-- start --

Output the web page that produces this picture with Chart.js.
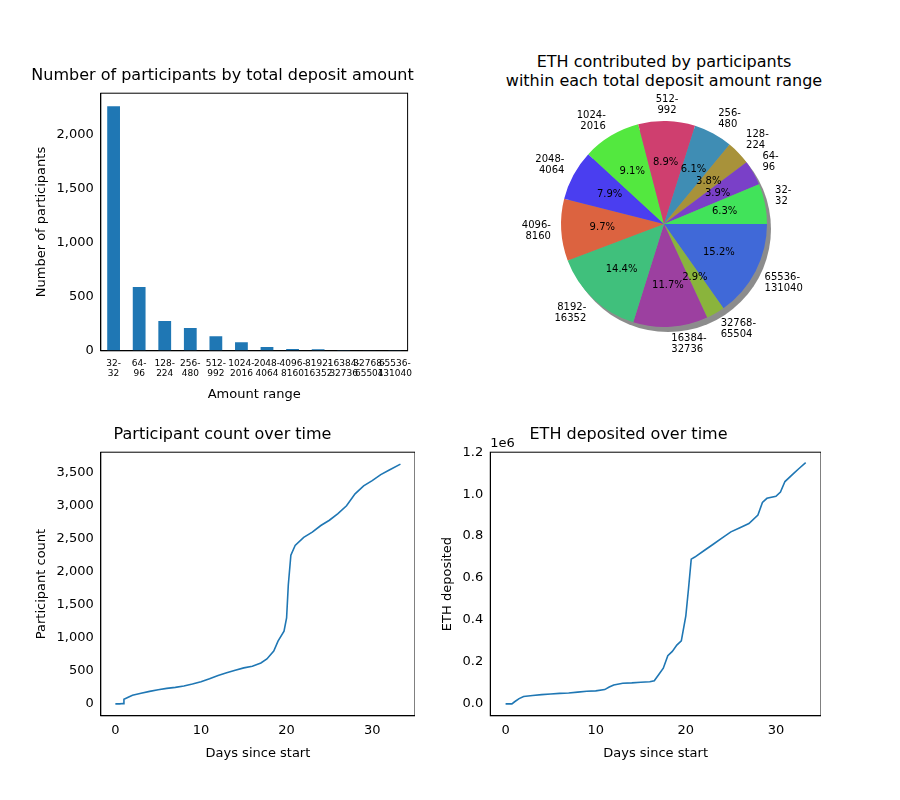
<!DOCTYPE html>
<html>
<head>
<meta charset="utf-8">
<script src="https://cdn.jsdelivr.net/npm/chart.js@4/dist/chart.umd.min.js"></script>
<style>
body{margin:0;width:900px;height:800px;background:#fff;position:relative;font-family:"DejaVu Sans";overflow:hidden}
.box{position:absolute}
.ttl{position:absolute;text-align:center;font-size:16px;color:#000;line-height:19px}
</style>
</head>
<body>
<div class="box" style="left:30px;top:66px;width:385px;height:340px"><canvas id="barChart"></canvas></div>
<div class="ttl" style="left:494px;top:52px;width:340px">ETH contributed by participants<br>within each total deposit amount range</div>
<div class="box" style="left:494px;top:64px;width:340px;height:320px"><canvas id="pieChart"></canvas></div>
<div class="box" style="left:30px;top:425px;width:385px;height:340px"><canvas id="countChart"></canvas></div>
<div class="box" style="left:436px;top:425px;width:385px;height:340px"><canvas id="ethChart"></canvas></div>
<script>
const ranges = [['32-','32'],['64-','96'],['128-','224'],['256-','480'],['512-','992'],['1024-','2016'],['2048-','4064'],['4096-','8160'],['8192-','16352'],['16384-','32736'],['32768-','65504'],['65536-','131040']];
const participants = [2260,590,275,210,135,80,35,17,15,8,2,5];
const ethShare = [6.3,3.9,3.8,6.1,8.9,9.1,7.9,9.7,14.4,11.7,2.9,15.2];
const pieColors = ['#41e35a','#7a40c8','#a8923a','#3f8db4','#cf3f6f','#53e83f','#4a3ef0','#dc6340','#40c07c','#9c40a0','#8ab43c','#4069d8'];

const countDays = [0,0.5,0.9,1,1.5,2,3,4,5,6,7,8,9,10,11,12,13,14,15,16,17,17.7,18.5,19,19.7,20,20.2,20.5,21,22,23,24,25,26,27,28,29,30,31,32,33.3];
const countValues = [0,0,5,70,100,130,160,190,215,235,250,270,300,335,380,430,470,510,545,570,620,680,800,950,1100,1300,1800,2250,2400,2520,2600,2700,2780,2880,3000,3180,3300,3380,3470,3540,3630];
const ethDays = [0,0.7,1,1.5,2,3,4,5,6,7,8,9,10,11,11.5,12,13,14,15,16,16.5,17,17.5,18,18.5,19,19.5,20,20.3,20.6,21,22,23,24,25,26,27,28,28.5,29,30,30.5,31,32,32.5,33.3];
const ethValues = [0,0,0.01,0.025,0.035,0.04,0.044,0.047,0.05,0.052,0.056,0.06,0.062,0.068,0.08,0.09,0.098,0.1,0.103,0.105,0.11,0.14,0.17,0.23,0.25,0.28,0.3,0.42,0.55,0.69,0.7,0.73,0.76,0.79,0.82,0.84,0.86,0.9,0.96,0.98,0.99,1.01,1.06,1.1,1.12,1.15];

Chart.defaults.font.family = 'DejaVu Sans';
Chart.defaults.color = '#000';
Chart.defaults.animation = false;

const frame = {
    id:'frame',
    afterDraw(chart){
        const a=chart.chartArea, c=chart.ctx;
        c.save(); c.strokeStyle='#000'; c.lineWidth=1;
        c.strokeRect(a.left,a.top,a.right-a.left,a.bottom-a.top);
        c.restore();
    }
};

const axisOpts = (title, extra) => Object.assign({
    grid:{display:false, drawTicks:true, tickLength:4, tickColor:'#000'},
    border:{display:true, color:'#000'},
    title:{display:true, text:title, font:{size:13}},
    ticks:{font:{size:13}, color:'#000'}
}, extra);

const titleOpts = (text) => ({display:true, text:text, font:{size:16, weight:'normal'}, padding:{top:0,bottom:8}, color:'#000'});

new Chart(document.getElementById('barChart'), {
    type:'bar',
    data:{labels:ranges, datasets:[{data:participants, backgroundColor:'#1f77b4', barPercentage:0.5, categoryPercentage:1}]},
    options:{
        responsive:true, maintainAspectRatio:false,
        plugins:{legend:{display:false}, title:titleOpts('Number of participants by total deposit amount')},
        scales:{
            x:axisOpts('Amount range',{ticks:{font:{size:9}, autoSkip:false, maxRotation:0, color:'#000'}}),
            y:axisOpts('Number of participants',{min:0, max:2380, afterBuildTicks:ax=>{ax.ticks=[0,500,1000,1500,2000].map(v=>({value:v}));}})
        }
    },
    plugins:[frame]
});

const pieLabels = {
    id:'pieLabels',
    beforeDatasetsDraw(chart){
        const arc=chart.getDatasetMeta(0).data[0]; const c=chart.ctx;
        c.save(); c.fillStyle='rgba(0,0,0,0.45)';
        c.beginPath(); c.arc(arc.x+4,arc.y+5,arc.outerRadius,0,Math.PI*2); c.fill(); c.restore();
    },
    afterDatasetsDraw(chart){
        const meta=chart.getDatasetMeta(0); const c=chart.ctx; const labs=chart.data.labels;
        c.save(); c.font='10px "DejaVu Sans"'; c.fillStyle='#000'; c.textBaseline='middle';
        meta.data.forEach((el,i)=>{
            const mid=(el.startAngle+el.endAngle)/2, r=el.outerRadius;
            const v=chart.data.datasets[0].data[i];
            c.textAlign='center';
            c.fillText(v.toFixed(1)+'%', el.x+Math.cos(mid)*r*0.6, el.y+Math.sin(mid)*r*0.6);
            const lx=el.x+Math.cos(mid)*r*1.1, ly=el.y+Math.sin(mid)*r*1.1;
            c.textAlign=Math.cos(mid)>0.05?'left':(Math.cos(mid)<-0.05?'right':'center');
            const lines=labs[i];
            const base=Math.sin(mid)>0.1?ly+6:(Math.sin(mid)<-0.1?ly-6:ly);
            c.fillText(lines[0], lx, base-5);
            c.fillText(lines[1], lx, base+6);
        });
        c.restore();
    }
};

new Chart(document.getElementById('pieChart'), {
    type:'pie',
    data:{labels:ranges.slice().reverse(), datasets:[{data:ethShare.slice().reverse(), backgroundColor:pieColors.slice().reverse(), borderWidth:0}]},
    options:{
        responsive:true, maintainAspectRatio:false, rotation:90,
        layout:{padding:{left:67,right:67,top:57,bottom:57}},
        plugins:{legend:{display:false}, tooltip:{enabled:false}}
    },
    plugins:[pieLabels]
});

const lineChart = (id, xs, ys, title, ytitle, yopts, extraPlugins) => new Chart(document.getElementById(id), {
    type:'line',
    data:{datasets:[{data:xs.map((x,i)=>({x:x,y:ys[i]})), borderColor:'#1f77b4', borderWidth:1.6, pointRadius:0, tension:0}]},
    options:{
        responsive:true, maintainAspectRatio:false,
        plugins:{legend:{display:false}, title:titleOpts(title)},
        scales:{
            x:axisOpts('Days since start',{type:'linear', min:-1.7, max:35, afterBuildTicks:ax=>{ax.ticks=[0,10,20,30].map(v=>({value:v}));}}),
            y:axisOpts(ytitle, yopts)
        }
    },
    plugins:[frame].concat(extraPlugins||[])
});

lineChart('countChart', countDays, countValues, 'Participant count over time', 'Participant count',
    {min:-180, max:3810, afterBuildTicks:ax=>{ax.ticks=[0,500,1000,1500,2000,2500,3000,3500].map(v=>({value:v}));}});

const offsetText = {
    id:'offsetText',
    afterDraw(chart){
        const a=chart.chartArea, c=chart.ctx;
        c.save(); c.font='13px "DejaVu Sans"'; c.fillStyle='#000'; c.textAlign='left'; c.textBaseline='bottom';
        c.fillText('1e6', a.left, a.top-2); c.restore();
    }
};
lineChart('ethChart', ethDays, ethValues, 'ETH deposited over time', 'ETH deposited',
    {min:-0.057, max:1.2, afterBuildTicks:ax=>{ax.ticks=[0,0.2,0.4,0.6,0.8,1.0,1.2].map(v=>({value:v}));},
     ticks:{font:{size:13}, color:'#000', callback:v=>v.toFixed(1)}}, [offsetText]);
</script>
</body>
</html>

-- end --

● **REQUIRED WORK**
Restate the entire listing word for word, excluding pictures.

● **SOLUTION FOR THIS PROBLEM**
Output the web page that produces this picture with Chart.js.
<!DOCTYPE html>
<html>
<head>
<meta charset="utf-8">
<script src="https://cdn.jsdelivr.net/npm/chart.js@4/dist/chart.umd.min.js"></script>
<style>
body{margin:0;width:900px;height:800px;background:#fff;position:relative;font-family:"DejaVu Sans";overflow:hidden}
.box{position:absolute}
.ttl{position:absolute;text-align:center;font-size:16px;color:#000;line-height:19px}
</style>
</head>
<body>
<div class="box" style="left:30px;top:66px;width:385px;height:340px"><canvas id="barChart"></canvas></div>
<div class="ttl" style="left:494px;top:52px;width:340px">ETH contributed by participants<br>within each total deposit amount range</div>
<div class="box" style="left:494px;top:64px;width:340px;height:320px"><canvas id="pieChart"></canvas></div>
<div class="box" style="left:30px;top:425px;width:385px;height:340px"><canvas id="countChart"></canvas></div>
<div class="box" style="left:436px;top:425px;width:385px;height:340px"><canvas id="ethChart"></canvas></div>
<script>
const ranges = [['32-','32'],['64-','96'],['128-','224'],['256-','480'],['512-','992'],['1024-','2016'],['2048-','4064'],['4096-','8160'],['8192-','16352'],['16384-','32736'],['32768-','65504'],['65536-','131040']];
const participants = [2260,590,275,210,135,80,35,17,15,8,2,5];
const ethShare = [6.3,3.9,3.8,6.1,8.9,9.1,7.9,9.7,14.4,11.7,2.9,15.2];
const pieColors = ['#41e35a','#7a40c8','#a8923a','#3f8db4','#cf3f6f','#53e83f','#4a3ef0','#dc6340','#40c07c','#9c40a0','#8ab43c','#4069d8'];

const countDays = [0,0.5,0.9,1,1.5,2,3,4,5,6,7,8,9,10,11,12,13,14,15,16,17,17.7,18.5,19,19.7,20,20.2,20.5,21,22,23,24,25,26,27,28,29,30,31,32,33.3];
const countValues = [0,0,5,70,100,130,160,190,215,235,250,270,300,335,380,430,470,510,545,570,620,680,800,950,1100,1300,1800,2250,2400,2520,2600,2700,2780,2880,3000,3180,3300,3380,3470,3540,3630];
const ethDays = [0,0.7,1,1.5,2,3,4,5,6,7,8,9,10,11,11.5,12,13,14,15,16,16.5,17,17.5,18,18.5,19,19.5,20,20.3,20.6,21,22,23,24,25,26,27,28,28.5,29,30,30.5,31,32,32.5,33.3];
const ethValues = [0,0,0.01,0.025,0.035,0.04,0.044,0.047,0.05,0.052,0.056,0.06,0.062,0.068,0.08,0.09,0.098,0.1,0.103,0.105,0.11,0.14,0.17,0.23,0.25,0.28,0.3,0.42,0.55,0.69,0.7,0.73,0.76,0.79,0.82,0.84,0.86,0.9,0.96,0.98,0.99,1.01,1.06,1.1,1.12,1.15];

Chart.defaults.font.family = 'DejaVu Sans';
Chart.defaults.color = '#000';
Chart.defaults.animation = false;

const frame = {
    id:'frame',
    afterDraw(chart){
        const a=chart.chartArea, c=chart.ctx;
        c.save(); c.strokeStyle='#000'; c.lineWidth=1;
        c.strokeRect(a.left,a.top,a.right-a.left,a.bottom-a.top);
        c.restore();
    }
};

const axisOpts = (title, extra) => Object.assign({
    grid:{display:false, drawTicks:true, tickLength:4, tickColor:'#000'},
    border:{display:true, color:'#000'},
    title:{display:true, text:title, font:{size:13}},
    ticks:{font:{size:13}, color:'#000'}
}, extra);

const titleOpts = (text) => ({display:true, text:text, font:{size:16, weight:'normal'}, padding:{top:0,bottom:8}, color:'#000'});

new Chart(document.getElementById('barChart'), {
    type:'bar',
    data:{labels:ranges, datasets:[{data:participants, backgroundColor:'#1f77b4', barPercentage:0.5, categoryPercentage:1}]},
    options:{
        responsive:true, maintainAspectRatio:false,
        plugins:{legend:{display:false}, title:titleOpts('Number of participants by total deposit amount')},
        scales:{
            x:axisOpts('Amount range',{ticks:{font:{size:9}, autoSkip:false, maxRotation:0, color:'#000'}}),
            y:axisOpts('Number of participants',{min:0, max:2380, afterBuildTicks:ax=>{ax.ticks=[0,500,1000,1500,2000].map(v=>({value:v}));}})
        }
    },
    plugins:[frame]
});

const pieLabels = {
    id:'pieLabels',
    beforeDatasetsDraw(chart){
        const arc=chart.getDatasetMeta(0).data[0]; const c=chart.ctx;
        c.save(); c.fillStyle='rgba(0,0,0,0.45)';
        c.beginPath(); c.arc(arc.x+4,arc.y+5,arc.outerRadius,0,Math.PI*2); c.fill(); c.restore();
    },
    afterDatasetsDraw(chart){
        const meta=chart.getDatasetMeta(0); const c=chart.ctx; const labs=chart.data.labels;
        c.save(); c.font='10px "DejaVu Sans"'; c.fillStyle='#000'; c.textBaseline='middle';
        meta.data.forEach((el,i)=>{
            const mid=(el.startAngle+el.endAngle)/2, r=el.outerRadius;
            const v=chart.data.datasets[0].data[i];
            c.textAlign='center';
            c.fillText(v.toFixed(1)+'%', el.x+Math.cos(mid)*r*0.6, el.y+Math.sin(mid)*r*0.6);
            const lx=el.x+Math.cos(mid)*r*1.1, ly=el.y+Math.sin(mid)*r*1.1;
            c.textAlign=Math.cos(mid)>0.05?'left':(Math.cos(mid)<-0.05?'right':'center');
            const lines=labs[i];
            const base=Math.sin(mid)>0.1?ly+6:(Math.sin(mid)<-0.1?ly-6:ly);
            c.fillText(lines[0], lx, base-5);
            c.fillText(lines[1], lx, base+6);
        });
        c.restore();
    }
};

new Chart(document.getElementById('pieChart'), {
    type:'pie',
    data:{labels:ranges.slice().reverse(), datasets:[{data:ethShare.slice().reverse(), backgroundColor:pieColors.slice().reverse(), borderWidth:0}]},
    options:{
        responsive:true, maintainAspectRatio:false, rotation:90,
        layout:{padding:{left:67,right:67,top:57,bottom:57}},
        plugins:{legend:{display:false}, tooltip:{enabled:false}}
    },
    plugins:[pieLabels]
});

const lineChart = (id, xs, ys, title, ytitle, yopts, extraPlugins) => new Chart(document.getElementById(id), {
    type:'line',
    data:{datasets:[{data:xs.map((x,i)=>({x:x,y:ys[i]})), borderColor:'#1f77b4', borderWidth:1.6, pointRadius:0, tension:0}]},
    options:{
        responsive:true, maintainAspectRatio:false,
        plugins:{legend:{display:false}, title:titleOpts(title)},
        scales:{
            x:axisOpts('Days since start',{type:'linear', min:-1.7, max:35, afterBuildTicks:ax=>{ax.ticks=[0,10,20,30].map(v=>({value:v}));}}),
            y:axisOpts(ytitle, yopts)
        }
    },
    plugins:[frame].concat(extraPlugins||[])
});

lineChart('countChart', countDays, countValues, 'Participant count over time', 'Participant count',
    {min:-180, max:3810, afterBuildTicks:ax=>{ax.ticks=[0,500,1000,1500,2000,2500,3000,3500].map(v=>({value:v}));}});

const offsetText = {
    id:'offsetText',
    afterDraw(chart){
        const a=chart.chartArea, c=chart.ctx;
        c.save(); c.font='13px "DejaVu Sans"'; c.fillStyle='#000'; c.textAlign='left'; c.textBaseline='bottom';
        c.fillText('1e6', a.left, a.top-2); c.restore();
    }
};
lineChart('ethChart', ethDays, ethValues, 'ETH deposited over time', 'ETH deposited',
    {min:-0.057, max:1.2, afterBuildTicks:ax=>{ax.ticks=[0,0.2,0.4,0.6,0.8,1.0,1.2].map(v=>({value:v}));},
     ticks:{font:{size:13}, color:'#000', callback:v=>v.toFixed(1)}}, [offsetText]);
</script>
</body>
</html>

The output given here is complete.